■ Exercise brief ■
List every line below containing "document".

■ Exercise inputs ■
= = = = =

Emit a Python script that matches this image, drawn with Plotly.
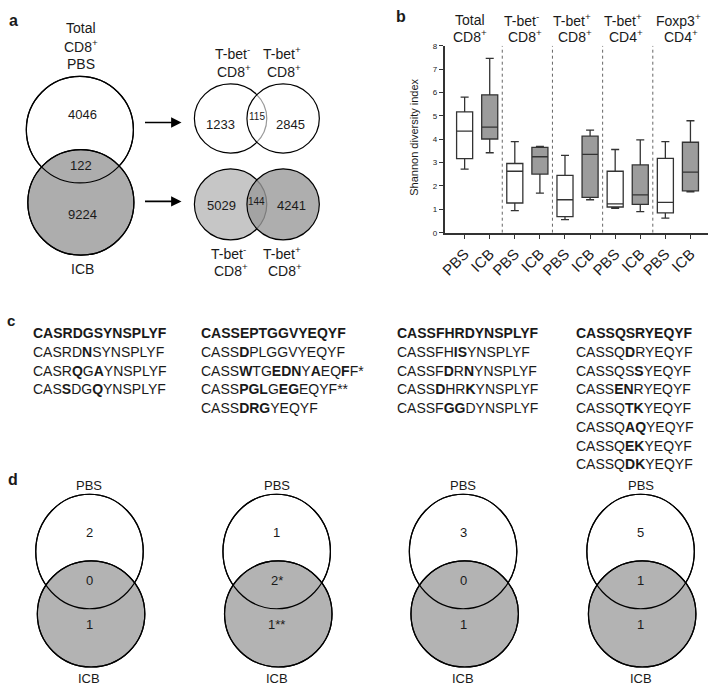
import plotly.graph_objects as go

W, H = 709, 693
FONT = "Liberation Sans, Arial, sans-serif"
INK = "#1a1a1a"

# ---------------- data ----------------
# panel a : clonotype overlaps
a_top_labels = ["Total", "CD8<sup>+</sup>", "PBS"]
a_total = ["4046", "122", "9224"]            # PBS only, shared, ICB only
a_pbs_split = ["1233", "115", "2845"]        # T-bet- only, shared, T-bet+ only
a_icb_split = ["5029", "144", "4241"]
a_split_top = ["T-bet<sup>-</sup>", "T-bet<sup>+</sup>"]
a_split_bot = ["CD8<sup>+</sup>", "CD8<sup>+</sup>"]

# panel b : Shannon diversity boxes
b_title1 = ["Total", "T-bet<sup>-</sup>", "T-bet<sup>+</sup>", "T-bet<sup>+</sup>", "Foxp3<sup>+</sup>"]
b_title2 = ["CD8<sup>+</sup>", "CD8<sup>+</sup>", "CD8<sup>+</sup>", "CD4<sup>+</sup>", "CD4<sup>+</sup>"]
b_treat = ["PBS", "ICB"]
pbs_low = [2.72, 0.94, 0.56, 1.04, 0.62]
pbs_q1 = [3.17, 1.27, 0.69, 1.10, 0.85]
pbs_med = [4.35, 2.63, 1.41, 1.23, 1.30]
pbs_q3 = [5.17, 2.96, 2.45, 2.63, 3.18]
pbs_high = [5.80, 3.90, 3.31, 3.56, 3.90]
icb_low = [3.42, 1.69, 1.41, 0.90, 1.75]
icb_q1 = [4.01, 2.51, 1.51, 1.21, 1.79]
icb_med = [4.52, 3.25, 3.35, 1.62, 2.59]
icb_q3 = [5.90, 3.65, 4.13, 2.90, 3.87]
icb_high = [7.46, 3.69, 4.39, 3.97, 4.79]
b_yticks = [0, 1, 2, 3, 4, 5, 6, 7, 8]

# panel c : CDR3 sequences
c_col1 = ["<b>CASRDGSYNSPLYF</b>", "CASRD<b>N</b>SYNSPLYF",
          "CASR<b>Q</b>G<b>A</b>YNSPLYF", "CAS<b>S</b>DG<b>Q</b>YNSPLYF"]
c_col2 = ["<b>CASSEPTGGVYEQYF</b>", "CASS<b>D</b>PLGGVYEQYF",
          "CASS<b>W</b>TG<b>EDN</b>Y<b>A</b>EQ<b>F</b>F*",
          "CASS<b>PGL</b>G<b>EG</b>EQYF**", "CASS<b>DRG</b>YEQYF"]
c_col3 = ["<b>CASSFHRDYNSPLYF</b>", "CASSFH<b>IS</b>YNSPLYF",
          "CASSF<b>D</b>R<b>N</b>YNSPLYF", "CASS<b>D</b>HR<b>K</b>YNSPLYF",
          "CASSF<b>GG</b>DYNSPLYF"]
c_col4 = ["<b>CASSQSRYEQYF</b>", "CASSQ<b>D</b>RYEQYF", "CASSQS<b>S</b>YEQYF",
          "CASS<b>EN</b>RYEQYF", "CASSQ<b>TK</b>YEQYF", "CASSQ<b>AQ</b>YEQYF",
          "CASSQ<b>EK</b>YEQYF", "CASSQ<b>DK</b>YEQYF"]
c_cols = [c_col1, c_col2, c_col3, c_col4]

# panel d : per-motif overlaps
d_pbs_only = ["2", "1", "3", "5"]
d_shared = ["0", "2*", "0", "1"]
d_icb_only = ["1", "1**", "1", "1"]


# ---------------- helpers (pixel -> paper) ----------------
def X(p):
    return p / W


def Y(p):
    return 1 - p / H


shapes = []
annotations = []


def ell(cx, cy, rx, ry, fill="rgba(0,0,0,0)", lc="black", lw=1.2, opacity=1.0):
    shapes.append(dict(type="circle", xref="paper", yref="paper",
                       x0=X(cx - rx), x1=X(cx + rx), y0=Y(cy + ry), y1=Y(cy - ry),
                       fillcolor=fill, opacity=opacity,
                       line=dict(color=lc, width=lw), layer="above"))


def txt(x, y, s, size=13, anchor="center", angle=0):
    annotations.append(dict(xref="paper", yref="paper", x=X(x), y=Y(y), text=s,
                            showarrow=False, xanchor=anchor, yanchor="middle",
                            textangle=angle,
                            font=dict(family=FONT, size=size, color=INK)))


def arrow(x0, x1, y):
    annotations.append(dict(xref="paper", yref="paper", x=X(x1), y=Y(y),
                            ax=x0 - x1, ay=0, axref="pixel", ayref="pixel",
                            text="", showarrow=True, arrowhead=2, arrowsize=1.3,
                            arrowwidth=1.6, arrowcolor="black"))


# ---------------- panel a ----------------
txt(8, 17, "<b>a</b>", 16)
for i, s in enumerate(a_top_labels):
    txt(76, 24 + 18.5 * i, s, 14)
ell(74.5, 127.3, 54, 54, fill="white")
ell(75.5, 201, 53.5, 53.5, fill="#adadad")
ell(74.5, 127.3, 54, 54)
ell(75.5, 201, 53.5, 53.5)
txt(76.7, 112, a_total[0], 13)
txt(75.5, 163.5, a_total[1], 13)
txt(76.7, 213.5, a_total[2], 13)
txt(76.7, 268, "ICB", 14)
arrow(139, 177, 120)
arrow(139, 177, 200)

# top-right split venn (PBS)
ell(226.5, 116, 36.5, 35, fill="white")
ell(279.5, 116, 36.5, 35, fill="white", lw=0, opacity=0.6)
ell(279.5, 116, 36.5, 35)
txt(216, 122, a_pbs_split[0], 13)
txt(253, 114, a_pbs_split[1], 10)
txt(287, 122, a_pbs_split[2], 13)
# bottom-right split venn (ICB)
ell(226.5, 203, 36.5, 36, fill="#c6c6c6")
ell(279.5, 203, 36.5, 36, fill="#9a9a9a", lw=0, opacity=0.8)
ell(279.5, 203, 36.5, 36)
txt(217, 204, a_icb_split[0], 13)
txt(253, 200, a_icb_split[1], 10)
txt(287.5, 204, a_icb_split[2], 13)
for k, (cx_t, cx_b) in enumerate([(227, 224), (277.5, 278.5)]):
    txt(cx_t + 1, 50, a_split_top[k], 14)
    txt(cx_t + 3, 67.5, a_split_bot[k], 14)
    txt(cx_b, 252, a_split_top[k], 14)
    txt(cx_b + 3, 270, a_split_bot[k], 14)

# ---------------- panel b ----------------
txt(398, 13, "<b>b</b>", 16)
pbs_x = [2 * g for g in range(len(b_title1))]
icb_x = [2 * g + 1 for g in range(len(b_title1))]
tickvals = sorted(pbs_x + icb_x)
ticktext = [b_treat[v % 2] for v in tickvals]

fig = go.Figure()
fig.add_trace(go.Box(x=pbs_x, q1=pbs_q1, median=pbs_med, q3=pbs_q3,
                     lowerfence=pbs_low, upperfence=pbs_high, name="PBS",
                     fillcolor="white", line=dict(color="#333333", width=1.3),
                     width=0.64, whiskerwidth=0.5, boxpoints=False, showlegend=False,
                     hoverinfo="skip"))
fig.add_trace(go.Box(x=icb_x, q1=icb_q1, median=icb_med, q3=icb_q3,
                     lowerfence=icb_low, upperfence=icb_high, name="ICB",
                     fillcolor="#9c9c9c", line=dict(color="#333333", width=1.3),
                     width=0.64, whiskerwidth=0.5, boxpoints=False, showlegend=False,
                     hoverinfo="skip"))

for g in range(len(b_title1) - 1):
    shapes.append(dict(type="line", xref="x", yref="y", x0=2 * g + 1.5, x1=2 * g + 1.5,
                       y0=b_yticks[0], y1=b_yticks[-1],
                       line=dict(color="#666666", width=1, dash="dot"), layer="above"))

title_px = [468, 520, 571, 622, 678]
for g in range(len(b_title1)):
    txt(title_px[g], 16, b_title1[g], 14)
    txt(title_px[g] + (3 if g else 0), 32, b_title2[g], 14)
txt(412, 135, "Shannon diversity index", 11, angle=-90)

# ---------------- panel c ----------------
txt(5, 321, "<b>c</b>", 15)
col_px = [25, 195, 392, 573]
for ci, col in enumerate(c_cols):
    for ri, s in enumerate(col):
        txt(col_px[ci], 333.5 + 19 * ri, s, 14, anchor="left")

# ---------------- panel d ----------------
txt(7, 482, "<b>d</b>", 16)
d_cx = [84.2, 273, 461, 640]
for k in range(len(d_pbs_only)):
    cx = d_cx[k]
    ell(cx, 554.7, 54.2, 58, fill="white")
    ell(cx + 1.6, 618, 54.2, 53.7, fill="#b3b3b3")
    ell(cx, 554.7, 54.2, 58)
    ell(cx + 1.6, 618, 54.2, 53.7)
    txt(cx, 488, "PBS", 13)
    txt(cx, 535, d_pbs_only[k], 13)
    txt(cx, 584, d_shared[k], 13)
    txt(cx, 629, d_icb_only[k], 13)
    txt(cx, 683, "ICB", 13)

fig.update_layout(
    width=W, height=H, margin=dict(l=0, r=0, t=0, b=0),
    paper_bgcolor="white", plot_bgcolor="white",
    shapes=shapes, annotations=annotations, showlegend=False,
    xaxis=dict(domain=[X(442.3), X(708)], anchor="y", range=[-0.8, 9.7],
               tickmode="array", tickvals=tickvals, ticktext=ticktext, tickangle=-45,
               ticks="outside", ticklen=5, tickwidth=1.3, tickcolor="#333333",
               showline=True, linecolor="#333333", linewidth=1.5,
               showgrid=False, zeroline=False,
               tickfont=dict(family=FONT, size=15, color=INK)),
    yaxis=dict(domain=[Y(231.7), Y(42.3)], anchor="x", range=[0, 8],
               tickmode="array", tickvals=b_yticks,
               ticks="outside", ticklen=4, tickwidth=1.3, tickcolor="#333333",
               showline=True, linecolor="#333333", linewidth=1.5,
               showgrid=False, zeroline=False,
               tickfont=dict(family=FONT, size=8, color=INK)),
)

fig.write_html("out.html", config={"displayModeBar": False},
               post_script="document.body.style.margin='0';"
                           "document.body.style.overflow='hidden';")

= = = = =

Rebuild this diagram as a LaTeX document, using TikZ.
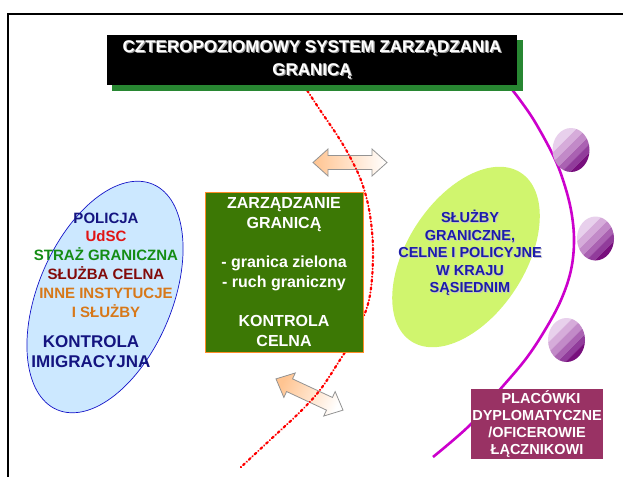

= = = = =

■ Exercise solution ■
               post_script="document.body.style.margin='0';"
                           "document.body.style.overflow='hidden';")
Rebuild this diagram as a LaTeX document, using TikZ.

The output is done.